BERDEBAT DENGAN MISAL

Debat Permisalan

Setelah kucermati beberapa lama, tradisi komunikasi masyarakat relatif rentan dipengaruhi ungkapan atau makna suatu permisalan. Tradisi ini berkembang sejak lama dan mampu menyusup ke dalam tradisi sastra, seperti hadirnya karya satra populer sebelum tahun 1970 di kalangan masyarakat yang berjudul, “Andai-andai Si Muin.” Makna permisalan inipun berkembang dalam beberapa kata seperti kalau, misal, andai, umpama, andakata, jika, jikalau, bila, mana tau dan lain sebagainya. Aku menerawang kembali ke beberapa peristiwa masa lalu, tentang peluang pererselisihan yang terjadi di tengah masyarakat akibat ke-tidaksepakatan dari sebuah permisalan. Di tahun 1978 ketika aku masih duduk di bangku SMA, pernah kawan akrabku, AJ, membakar lengan kerabat lain, IS, akibat debat permisalanan seketika. Pasalnya, AJ menaruh hati kepada ER, teman wanita se-angkatan IS, yang dimintakan tolong oleh AJ untuk mengirim salam setiap ketemu. Dalam diskusi persiapan pengiriman salam itu, IS mengungkap sebuah permisalan, “kalau nanti ER naksir ke aku gimana bang?,” tanya nya. AJ langsung saja naik pitam sehingga terjadi pertengkaran panjang, saling tuduh dan bantah. Di luar aspek asmara, debat permisalan dalam aspek status sosialpun dapat menimbulkan ketegangan hingga berakhir dengan perkelahian.
Razuardi Ibrahim, Langsa
11 Agustus 2013
Di tahun 1988, beberapa kawan yang sama baru diwisuda melakukan diskusi kecil tentang suatu kemungkinan diterimanya salah seorang dari mereka setelah diadakannya testing bersama untuk menjadi karyawan PT Arun di Fakultas Teknik. Salah seorang dari mereka mengklaim bahwa kawan lain tidak bakal lulus karena penerimaan terbatas. “Kalau aku yang diterima, gaji pertama akan kubagi untuk kalian semua,” kata alumnus yang sesumbar itu. Lantas yang lain membantah bahkan menuduh kawan tadi berlaku curang jika hanya dia yang lulus. Suasana debat kecil saat itu menciptakan hubungan kurang harmonis sesaat di antara mereka. Terlebih lagi debat permisalan hari itu mengundang kecurigaan sesama.

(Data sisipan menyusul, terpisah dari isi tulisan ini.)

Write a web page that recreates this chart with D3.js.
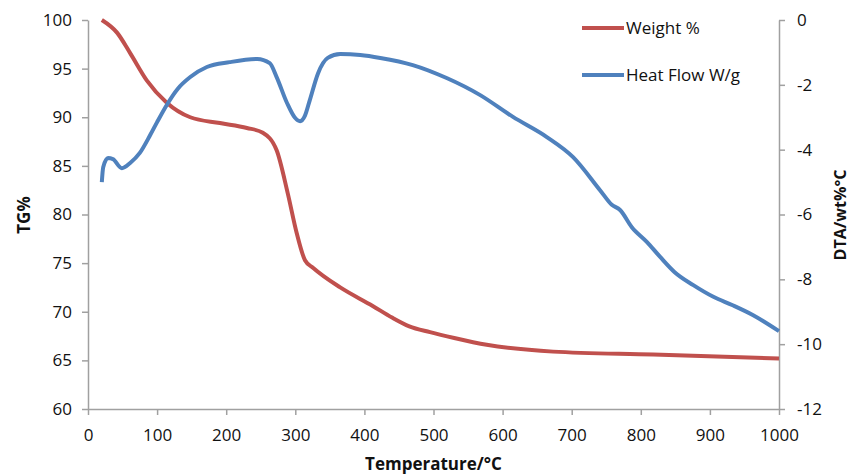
<!DOCTYPE html>
<html>
<head>
<meta charset="utf-8">
<title>TG / DTA</title>
<script src="https://cdnjs.cloudflare.com/ajax/libs/d3/7.8.5/d3.min.js"></script>
<style>
  body { margin: 0; background: #fff; }
  text { font-family: "Open Sans", "Liberation Sans", sans-serif; fill: #111; }
</style>
</head>
<body>
<script>

// weight % (left axis)
let weightT = [20, 42, 61, 85, 114, 148, 191, 230, 253, 273, 289, 302, 314, 326, 365, 412, 440, 465, 495, 530, 577, 673, 818, 1000];
let weightV = [100, 98.7, 96.6, 93.8, 91.5, 90.0, 89.4, 88.9, 88.4, 86.6, 82.2, 78.1, 75.3, 74.5, 72.5, 70.6, 69.4, 68.5, 67.9, 67.3, 66.6, 65.9, 65.6, 65.2];

// heat flow W/g (right axis)
let heatT = [20, 22, 29, 36, 49, 61, 75, 90, 100, 114, 130, 148, 172, 205, 245, 263, 273, 288, 299, 307, 314, 321, 333, 347, 365, 394, 423, 470, 519, 567, 615, 664, 702, 741, 758, 770, 787, 809, 828, 849, 876, 905, 933, 962, 1000];
let heatV = [-5.0, -4.54, -4.26, -4.29, -4.57, -4.41, -4.1, -3.55, -3.15, -2.62, -2.12, -1.76, -1.45, -1.3, -1.2, -1.33, -1.76, -2.56, -3.0, -3.12, -2.95, -2.47, -1.64, -1.17, -1.05, -1.08, -1.17, -1.39, -1.79, -2.31, -2.99, -3.61, -4.23, -5.25, -5.7, -5.86, -6.39, -6.85, -7.31, -7.78, -8.18, -8.54, -8.8, -9.1, -9.6];

let xTicks = d3.range(0, 1001, 100);
let leftTicks = d3.range(60, 101, 5);
let rightTicks = d3.range(-12, 1, 2);
let legendNames = ['Weight %', 'Heat Flow W/g'];
let colors = ['#c0504d', '#4f81bd'];

let width = 852, height = 475;
let mLeft = 88, mRight = 779, mTop = 20, mBottom = 409;

let x = d3.scaleLinear().domain([0, 1000]).range([mLeft, mRight]);
let yL = d3.scaleLinear().domain([60, 100]).range([mBottom, mTop]);
let yR = d3.scaleLinear().domain([-12, 0]).range([mBottom, mTop]);

let svg = d3.select('body').append('svg')
  .attr('width', width)
  .attr('height', height);

function styleAxis(g) {
  g.selectAll('path, line').attr('stroke', '#a0a0a0').attr('stroke-width', 1.5);
  g.selectAll('text').attr('font-size', 17).attr('fill', '#111')
    .attr('font-family', '"Open Sans", "Liberation Sans", sans-serif');
}

svg.append('g')
  .attr('transform', `translate(0,${mBottom})`)
  .call(d3.axisBottom(x).tickValues(xTicks).tickSize(6).tickSizeOuter(0).tickPadding(14).tickFormat(d3.format('d')))
  .call(styleAxis);

svg.append('g')
  .attr('transform', `translate(${mLeft},0)`)
  .call(d3.axisLeft(yL).tickValues(leftTicks).tickSize(6).tickSizeOuter(0).tickPadding(10))
  .call(styleAxis);

svg.append('g')
  .attr('transform', `translate(${mRight},0)`)
  .call(d3.axisRight(yR).tickValues(rightTicks).tickSize(6).tickSizeOuter(0).tickPadding(12)
    .tickFormat(d => d < 0 ? '-' + Math.abs(d) : d))
  .call(styleAxis);

// axis titles
svg.append('text')
  .attr('x', (mLeft + mRight) / 2).attr('y', 470)
  .attr('text-anchor', 'middle')
  .attr('font-size', 17).attr('font-weight', 'bold')
  .text('Temperature/\u00B0C');

svg.append('text')
  .attr('transform', 'translate(30,215) rotate(-90)')
  .attr('text-anchor', 'middle')
  .attr('font-size', 17).attr('font-weight', 'bold')
  .text('TG%');

svg.append('text')
  .attr('transform', 'translate(846,215) rotate(-90)')
  .attr('text-anchor', 'middle')
  .attr('font-size', 16).attr('font-weight', 'bold')
  .text('DTA/wt%\u00B0C');

// curves
let weightData = weightT.map((t, i) => [t, weightV[i]]);
let heatData = heatT.map((t, i) => [t, heatV[i]]);

let lineL = d3.line().x(d => x(d[0])).y(d => yL(d[1])).curve(d3.curveMonotoneX);
let lineR = d3.line().x(d => x(d[0])).y(d => yR(d[1])).curve(d3.curveMonotoneX);

svg.append('path')
  .attr('d', lineL(weightData))
  .attr('fill', 'none')
  .attr('stroke', colors[0])
  .attr('stroke-width', 4)
  .attr('stroke-linejoin', 'round');

svg.append('path')
  .attr('d', lineR(heatData))
  .attr('fill', 'none')
  .attr('stroke', colors[1])
  .attr('stroke-width', 4)
  .attr('stroke-linejoin', 'round');

// legend
let legend = svg.selectAll('.legend')
  .data(legendNames)
  .enter()
  .append('g')
  .attr('transform', (d, i) => `translate(582,${28 + i * 47})`);

legend.append('line')
  .attr('x1', 0).attr('x2', 42)
  .attr('stroke', (d, i) => colors[i])
  .attr('stroke-width', 4);

legend.append('text')
  .attr('x', 44).attr('y', 6)
  .attr('font-size', 17)
  .text(d => d);

</script>
</body>
</html>
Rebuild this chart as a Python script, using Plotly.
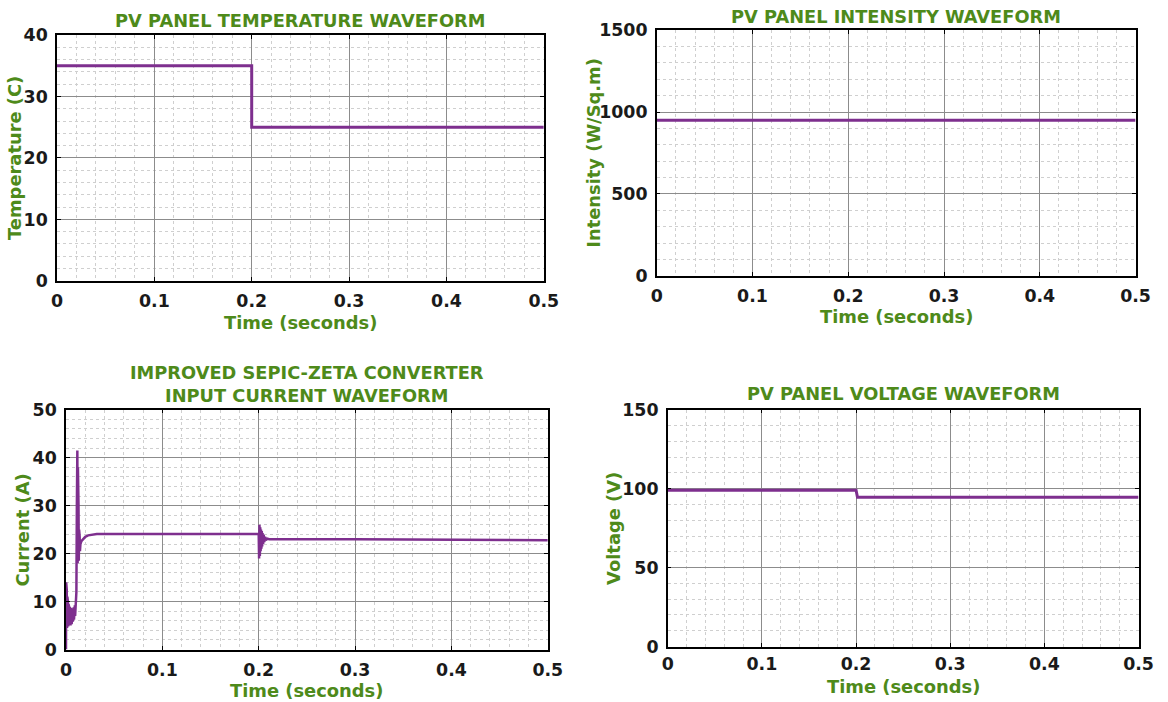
import plotly.graph_objects as go

W, H = 1168, 702

# ---- data ----
temp_t = [0.0, 0.2, 0.2, 0.5]
temp_v = [35, 35, 25, 25]

int_t = [0.0, 0.5]
int_v = [950, 950]

volt_t = [0.0, 0.2, 0.2015, 0.5]
volt_v = [99, 99, 94.5, 94.5]

cur_t = [0.0, 0.0002, 0.0005, 0.0008, 0.0011, 0.0014, 0.0017, 0.0020, 0.0023, 0.0026,
         0.0029, 0.0032, 0.0035, 0.0038, 0.0041, 0.0044, 0.0047, 0.0050, 0.0053, 0.0056,
         0.0059, 0.0062, 0.0065, 0.0068, 0.0071, 0.0074, 0.0077, 0.0080, 0.0083, 0.0086,
         0.0089, 0.0092, 0.0095, 0.0098, 0.0101, 0.0104, 0.0108, 0.0113, 0.0118, 0.0121,
         0.0124, 0.0127, 0.0130, 0.0133, 0.0136, 0.0139, 0.0142, 0.0145, 0.0150, 0.0160,
         0.0180, 0.0200, 0.0230, 0.0270, 0.0320, 0.0400, 0.1000, 0.2000, 0.2004, 0.2008,
         0.2012, 0.2016, 0.2020, 0.2024, 0.2028, 0.2032, 0.2036, 0.2040, 0.2046, 0.2052,
         0.2058, 0.2066, 0.2075, 0.2090, 0.2110, 0.3000, 0.4000, 0.5000]
cur_v = [0.0, 14.0, 4.0, 12.5, 4.5, 11.0, 4.5, 10.0, 4.8, 9.5,
         4.8, 9.0, 5.0, 8.8, 5.0, 8.6, 5.0, 8.5, 5.2, 8.4,
         5.3, 8.4, 5.5, 8.5, 5.8, 8.6, 6.0, 8.8, 6.2, 9.0,
         6.5, 9.2, 7.0, 9.5, 7.5, 10.0, 12.0, 30.0, 41.5, 18.0,
         38.0, 18.0, 30.0, 18.5, 25.0, 19.0, 23.5, 20.5, 22.0, 22.6,
         23.1, 23.5, 23.8, 24.0, 24.1, 24.1, 24.1, 24.1, 19.0, 26.0,
         19.5, 25.5, 20.5, 25.0, 21.0, 24.7, 21.5, 24.3, 22.0, 23.9,
         22.4, 23.5, 22.8, 23.1, 23.0, 23.0, 22.9, 22.8]

x_ticks = [0, 0.1, 0.2, 0.3, 0.4, 0.5]
x_tick_text = ["0", "0.1", "0.2", "0.3", "0.4", "0.5"]

titles = ["PV PANEL TEMPERATURE WAVEFORM",
          "PV PANEL INTENSITY WAVEFORM",
          "IMPROVED SEPIC-ZETA CONVERTER<br>INPUT CURRENT WAVEFORM",
          "PV PANEL VOLTAGE WAVEFORM"]
y_titles = ["Temperature (C)", "Intensity (W/Sq.m)", "Current (A)", "Voltage (V)"]
x_title = "Time (seconds)"

LINE = "#7E2F8E"
GREEN = "#4E8A1A"
FONT = "DejaVu Sans"

# the photographed page comes out slightly shrunk and offset; pre-compensate
SX, OX, SY, OY = 0.9824, 6.0, 0.9724, 8.9
def px(x):
    return (x - OX) / SX
def py(y):
    return (y - OY) / SY
FS = 1.0 / 0.978

# plot area boxes in target pixels: (left, right, top, bottom)
boxes = [(57, 544, 34, 280), (657, 1136, 29, 275), (66, 548, 409, 649), (668, 1139, 409, 646)]
y_ranges = [(0, 40, 10, 2), (0, 1500, 500, 100), (0, 50, 10, 2), (0, 150, 50, 10)]
series = [(temp_t, temp_v, 3), (int_t, int_v, 3), (cur_t, cur_v, 2.5), (volt_t, volt_v, 3)]
title_y = [19, 15, 383, 393]
xlab_y = [322, 316, 690, 686]
ylab_x = [15, 594, 23, 613]
x_standoff = [4, 4, 4, 1]

fig = go.Figure()
for i in range(4):
    l, r, t, b = boxes[i]
    l, r, t, b = px(l), px(r), py(t), py(b)
    xa = "xaxis" if i == 0 else f"xaxis{i+1}"
    ya = "yaxis" if i == 0 else f"yaxis{i+1}"
    xr = "x" if i == 0 else f"x{i+1}"
    yr = "y" if i == 0 else f"y{i+1}"
    xs, ys, w = series[i]
    fig.add_trace(go.Scatter(x=xs, y=ys, mode="lines", line=dict(color=LINE, width=w),
                             xaxis=xr, yaxis=yr, showlegend=False, hoverinfo="skip"))
    y0, y1, dt, mdt = y_ranges[i]
    common = dict(showline=True, linecolor="black", linewidth=1.5, mirror="ticks",
                  ticks="inside", ticklen=4, tickcolor="black",
                  showgrid=True, gridcolor="#8c8c8c", gridwidth=1, zeroline=False,
                  tickfont=dict(family=FONT, size=17 * FS, color="#1a1a1a", weight="bold"))
    fig.layout[xa] = dict(domain=[l / W, r / W], range=[0, 0.5], anchor=yr,
                          tickvals=x_ticks, ticktext=x_tick_text,
                          ticklabelstandoff=x_standoff[i],
                          minor=dict(dtick=0.02, showgrid=True, gridcolor="#cfcfcf",
                                     griddash="dot", gridwidth=1, ticks=""),
                          **common)
    fig.layout[ya] = dict(domain=[1 - b / H, 1 - t / H], range=[y0, y1], anchor=xr,
                          dtick=dt, tick0=0, ticklabelstandoff=4,
                          minor=dict(dtick=mdt, showgrid=True, gridcolor="#cfcfcf",
                                     griddash="dot", gridwidth=1, ticks=""),
                          **common)
    cx = (l + r) / 2
    fig.add_annotation(x=cx / W, y=1 - py(title_y[i]) / H, xref="paper", yref="paper",
                       text=titles[i], showarrow=False, xanchor="center", yanchor="middle",
                       font=dict(family=FONT, size=17.4 * FS, color=GREEN, weight="bold"))
    fig.add_annotation(x=cx / W, y=1 - py(xlab_y[i]) / H, xref="paper", yref="paper",
                       text=x_title, showarrow=False, xanchor="center", yanchor="middle",
                       font=dict(family=FONT, size=17.5 * FS, color=GREEN, weight="bold"))
    fig.add_annotation(x=px(ylab_x[i]) / W, y=1 - (t + b) / 2 / H, xref="paper", yref="paper",
                       text=y_titles[i], showarrow=False, xanchor="center", yanchor="middle",
                       textangle=-90,
                       font=dict(family=FONT, size=17.5 * FS, color=GREEN, weight="bold"))

fig.update_layout(width=W, height=H, margin=dict(l=0, r=0, t=0, b=0, pad=0),
                  paper_bgcolor="white", plot_bgcolor="white")
fig.write_html("out.html", config={"displayModeBar": False},
               post_script="document.body.style.margin='0';"
                           "document.body.style.overflow='hidden';"
                           "document.documentElement.style.overflow='hidden';")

Debat permisalan terus saja terjadi hingga ke tahun 2013 ini, meskipun persentase yang berdampak perselisihan relatif menurun. Namun jika ditelaah lebih lanjut, ungkapan permisalan bukan mulai ditinggalkan dari tradisi komunikasi, melainkan berubah orientasi ke mindset lain, yakni menyusup ke dalam aspek perpolitikan secara umum. Di mana-mana orang dari partai politik tertentu lugas menguji permisalan dengan animo konstituennya yang bertujuan mendulang suara. “Jika saya duduk di dewan usulan proyek saudara-saudara akan mulus,” demikian ungkapan umum para caleg. Bagi kelompok yang menolak pernyataan seperti itu, bantahan bahkan hujatan akan serta merta diperdengarkan. Tidak jarang akibat konflik komunikasi ini berakhir dengan debat yang dapat terbuktikan secara langsung. Tidak cukup sampai di situ, ada lagi debat penyesalan akibat debat permisalan masa lalu. “Kan sudah saya bilang kalau Tuanku Nifra jadi bupati korupsi kan  bisa dihapuskan,” kata salah seorang timses kepada kawannya. “Ya kalau dia menang, tapi jika Pasangan  Bobang ini kalah kan bisa gawat belanja kita,” bantah yang lain dengan keras. Banyak lagi contoh-contoh debat permisalan yang masih beredar di tengah masyarakat. Mencermati keadaan seperti ini, dapatlah disimpulkan sementara bahwa  tradisi komunikasi permisalan untuk suatu tujuan dalam masyarakat masih bertahan, sementara perdebatan dalam permisalan cukup mampu meyakinkan sistem komunitas. Kondisi ini dapat dijadikan ukuran tingkat pemahaman masyarakat secara umum dari aspek mindset, yang relatif bermanfaat bagi perancang pembangunan.